Mack, however, is concerned with the concept of “counternarrative.” While a counterhistory is an essentially apologetic venture, a counternarrative rejects the claims of the adversarial culture and takes pride in its difference. Mack’s counternarrators include Hermann Cohen, Franz Rosenzweig, Sigmund Freud, and Walter Benjamin. For Mack, these men are the spiritual resistors of Idealism and the authentic voices of modern Jewishness. But are they?
Mack argues that these thinkers strive for the revalorization of those very (“irrational,” “materialist”) elements in Judaism which Idealism had disparaged. Mack investigates a number of these philosophical tendencies which not only take the anti-Jewish prejudices of Kant and Hegel to task, but also call into question the value of their ethical and political theories. These short chapters are full of valuable material showing how Jews revolted against the pretenses of Idealism. But, with the possible exceptions of Rosenzweig, who tried to pave a road back to tradition, and Mendelssohn, who never fully left it, they did so without insisting on a return to the Jewish religion itself.

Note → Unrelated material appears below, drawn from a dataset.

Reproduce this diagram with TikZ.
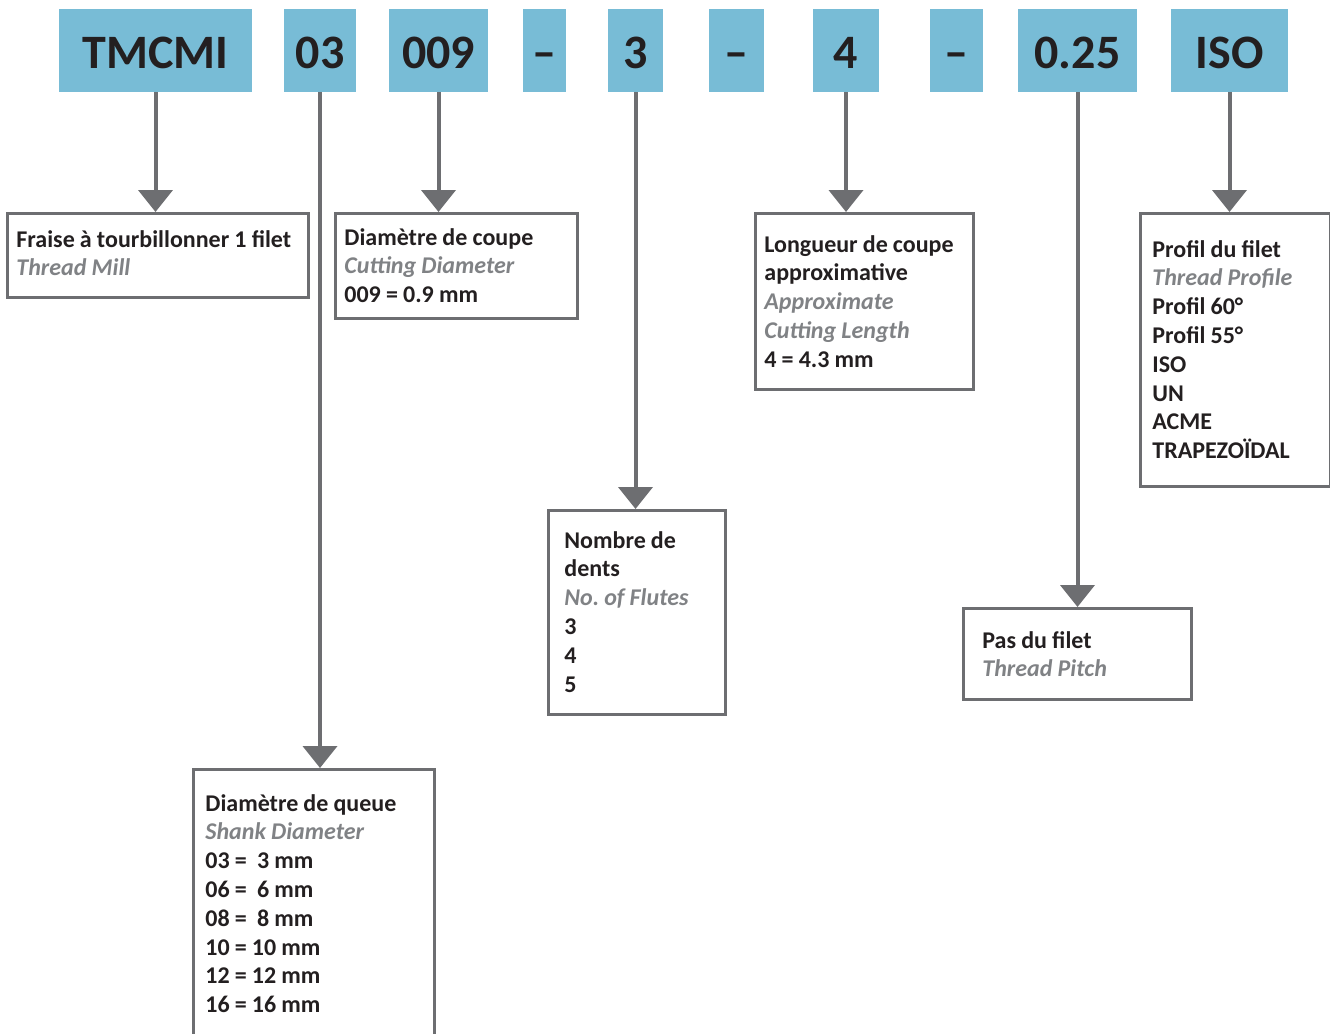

Consequently, a deep difficulty haunts Mack’s project. Rosenzweig’s religious existentialism and his celebration of the empirical world, Freud’s description of the disunity of consciousness, and Benjamin’s marriage of Marxist dialectics with religious tropes are all perceived by Mack to be assertions of some fundamental “Jewishness,” and a crucial counternarrative to the anti-Jewish Idealism explored in the first part of the book. But aside from their social origin and vague appeals to their “materialism,” what is peculiarly “Judaic” in these responses is left ambiguous.

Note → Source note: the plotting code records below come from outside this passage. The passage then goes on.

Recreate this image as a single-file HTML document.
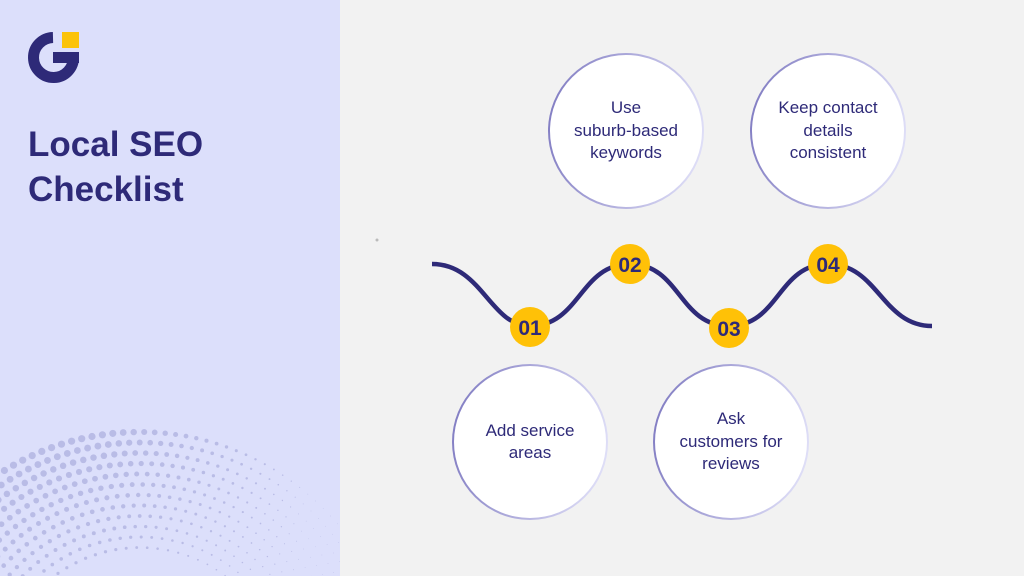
<!DOCTYPE html>
<html><head><meta charset="utf-8"><style>
html,body{margin:0;padding:0}
body{width:1024px;height:576px;overflow:hidden;background:#f2f2f2;font-family:"Liberation Sans",sans-serif;position:relative}
#left{position:absolute;left:0;top:0;width:340px;height:576px;background:#dcdffb;overflow:hidden}
h1{position:absolute;left:28px;top:122px;margin:0;font-size:35px;line-height:45px;color:#2e2a78;font-weight:bold}
.c{position:absolute;width:156px;height:156px;border-radius:50%;background:linear-gradient(100deg,#7d78c0,#e6e6fb);display:flex}
.c div{margin:2px;width:152px;height:152px;border-radius:50%;background:#fff;display:flex;align-items:center;justify-content:center;text-align:center;color:#2e2a78;font-size:17px;line-height:22.5px}
</style></head><body>
<div id="left">
<svg width="340" height="576" style="position:absolute;left:0;top:0" id="dots"></svg>
<svg width="100" height="100" style="position:absolute;left:0;top:0">
<path d="M 53 37.5 A 20 20 0 1 0 73.5 57" fill="none" stroke="#2e2a78" stroke-width="11"/>
<rect x="53" y="52" width="26" height="11" fill="#2e2a78"/>
<rect x="62" y="32" width="17" height="16" fill="#fbc30a"/>
</svg>
<h1>Local SEO<br>Checklist</h1>
</div>
<svg width="1024" height="576" style="position:absolute;left:0;top:0">
<path d="M432 264 C 482 264, 490 326, 530 326 C 580 326, 580 264, 630 264 C 680 264, 679 326, 729 326 C 779 326, 778 264, 828 264 C 878 264, 882 326, 932 326" fill="none" stroke="#2e2a78" stroke-width="4.5"/>
<circle cx="377" cy="240" r="1.5" fill="#bbb"/>
<g fill="#ffc107"><circle cx="530" cy="327" r="20"/><circle cx="630" cy="264" r="20"/><circle cx="729" cy="328" r="20"/><circle cx="828" cy="264" r="20"/></g>
<g fill="#2e2a78" font-family="Liberation Sans" font-weight="bold" font-size="21" text-anchor="middle">
<text x="530" y="335">01</text><text x="630" y="272">02</text><text x="729" y="336">03</text><text x="828" y="272">04</text></g>
</svg>
<div class="c" style="left:548px;top:53px"><div>Use<br>suburb-based<br>keywords</div></div>
<div class="c" style="left:750px;top:53px"><div>Keep contact<br>details<br>consistent</div></div>
<div class="c" style="left:452px;top:364px"><div>Add service<br>areas</div></div>
<div class="c" style="left:653px;top:364px"><div>Ask<br>customers for<br>reviews</div></div>
<script>
var s=document.getElementById('dots'),h='';
var cx=140,cy=690;
for(var k=0;k<12;k++){var R=258-k*10.5;
 for(var a=-Math.PI;a<0;a+=10.5/R){var x=cx+R*Math.cos(a),y=cy+R*Math.sin(a);
  if(x<-5||x>345||y>580)continue;
  var f=1-Math.max(0,(x-110))/220; f*=1-k*0.05; var r=Math.max(0.35,3.6*f);
  h+='<circle cx="'+x.toFixed(1)+'" cy="'+y.toFixed(1)+'" r="'+r.toFixed(2)+'" fill="#b9bce6"/>';}}
s.innerHTML=h;
</script>
</body></html>
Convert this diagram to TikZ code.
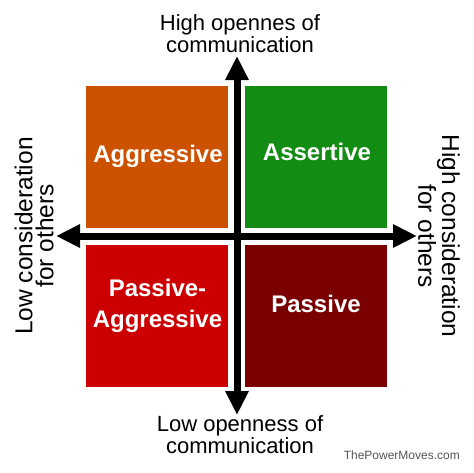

“The Judaic” stands as the resistance to the hegemony of Idealism, and as such it is a concept which lacks any positive valence of its own. The vague notion of “the Judaic” here is burdened with too much, and the reader wishes Mack had focused more sharply and developed further this concept, since it does so much work for his argument. It is not clear why Freud’s psychoanalytic theory and Benjamin’s profane revolutionary messianism amount to “Judaism,” nor is it clear how they amount to essentially Jewish solutions to the aporias of modernity or the persistence of anti-Semitism.
Mack concludes his book by asserting that these German Jewish thinkers “anticipated a post-modern sensibility,” which might “prove fruitful for future social theory and practice.” It is ironic that after so keenly diagnosing the germ of unreason in the thought of the German Idealists, Mack would conclude by summoning us to submit to our currently faddish obfuscation, the latest school of unreason.

Jerome Copulsky is director of the Jewish studies program at Virginia Polytechnic Institute.